=== The request ===
Look through the material and copy each line holding "matplotlib".

=== Dataset rows ===
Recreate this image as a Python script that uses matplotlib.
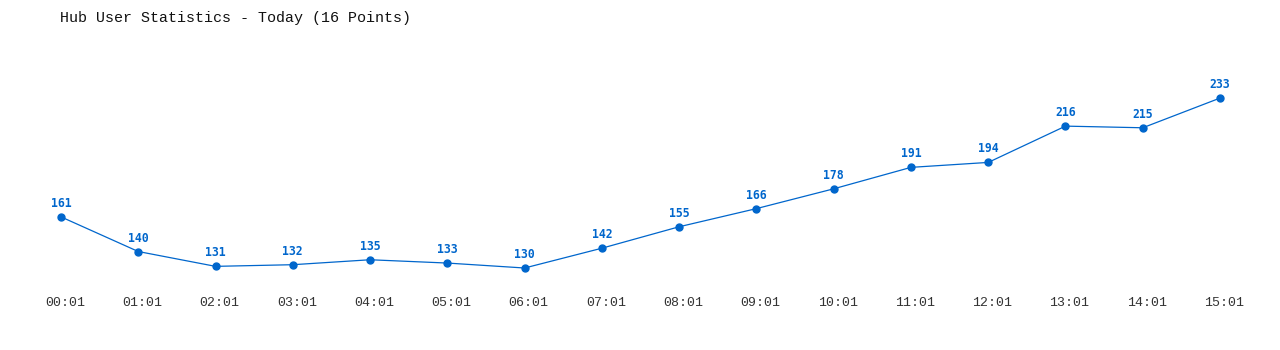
import matplotlib
matplotlib.use("Agg")
import matplotlib.pyplot as plt
import matplotlib.transforms as mtransforms

times = ["00:01", "01:01", "02:01", "03:01", "04:01", "05:01", "06:01", "07:01",
         "08:01", "09:01", "10:01", "11:01", "12:01", "13:01", "14:01", "15:01"]
users = [161, 140, 131, 132, 135, 133, 130, 142, 155, 166, 178, 191, 194, 216, 215, 233]

blue = "#0066cc"
mono = ["DejaVu Sans Mono", "Liberation Mono"]

fig = plt.figure(figsize=(12.8, 3.5), dpi=100)
ax = fig.add_axes([0, 1 - 285 / 350, 1, 245 / 350])

x = list(range(len(users)))
ax.plot(x, users, color=blue, lw=0.9, marker="o", markersize=5, zorder=3)
for xi, v in zip(x, users):
    ax.annotate(str(v), xy=(xi, v), xytext=(0, 5), textcoords="offset points",
                ha="center", va="bottom", color=blue, fontsize=8.3,
                fontweight="bold", family=mono)

ax.set_xlim(-0.789, 15.776)
ax.set_ylim(119.7, 268.2)
ax.set_xticks(x)
ax.set_xticklabels(times, family=["Liberation Mono", "DejaVu Sans Mono"],
                   fontsize=9.5, color="#333333")
ax.tick_params(axis="x", length=0, pad=9)
# labels sit a few pixels right of the points
shift = mtransforms.ScaledTranslation(4 / 100, 0, fig.dpi_scale_trans)
for lab in ax.get_xticklabels():
    lab.set_transform(lab.get_transform() + shift)
ax.set_yticks([])
for s in ax.spines.values():
    s.set_visible(False)

fig.text(60 / 1280, 1 - 18 / 350, "Hub User Statistics - Today (16 Points)",
         family=["Liberation Mono", "DejaVu Sans Mono"], fontsize=10.8,
         color="#111111", va="center", ha="left")

fig.savefig("out.png", dpi=100, facecolor="white")
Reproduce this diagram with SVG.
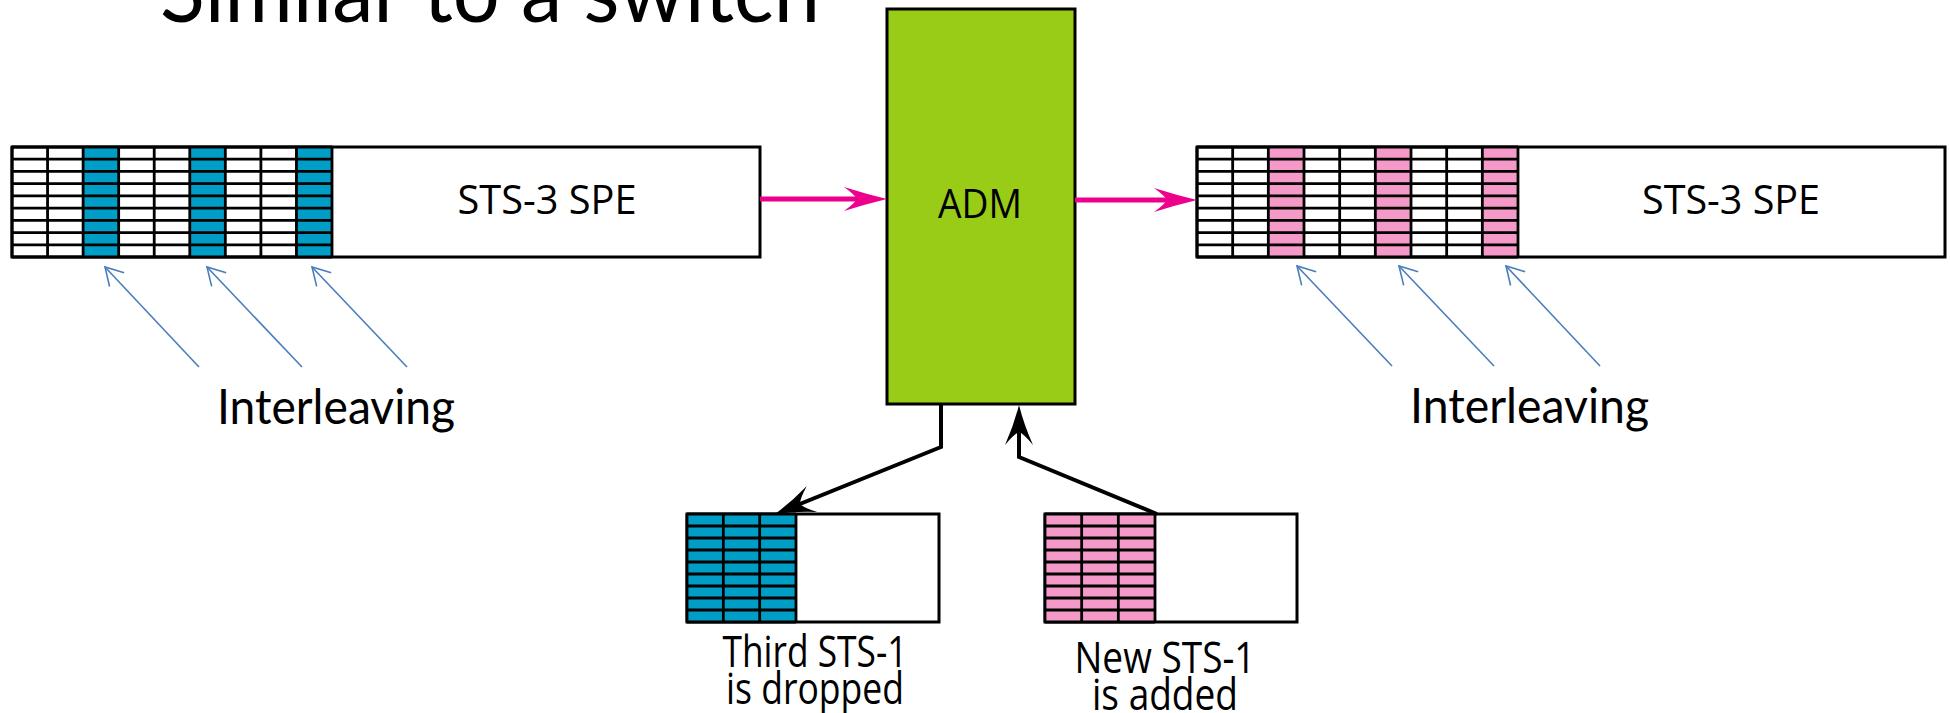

=== Final result ===
Recreate this image as a Python script that uses matplotlib.
import matplotlib
matplotlib.use("Agg")
import matplotlib.pyplot as plt
import matplotlib.transforms as mtransforms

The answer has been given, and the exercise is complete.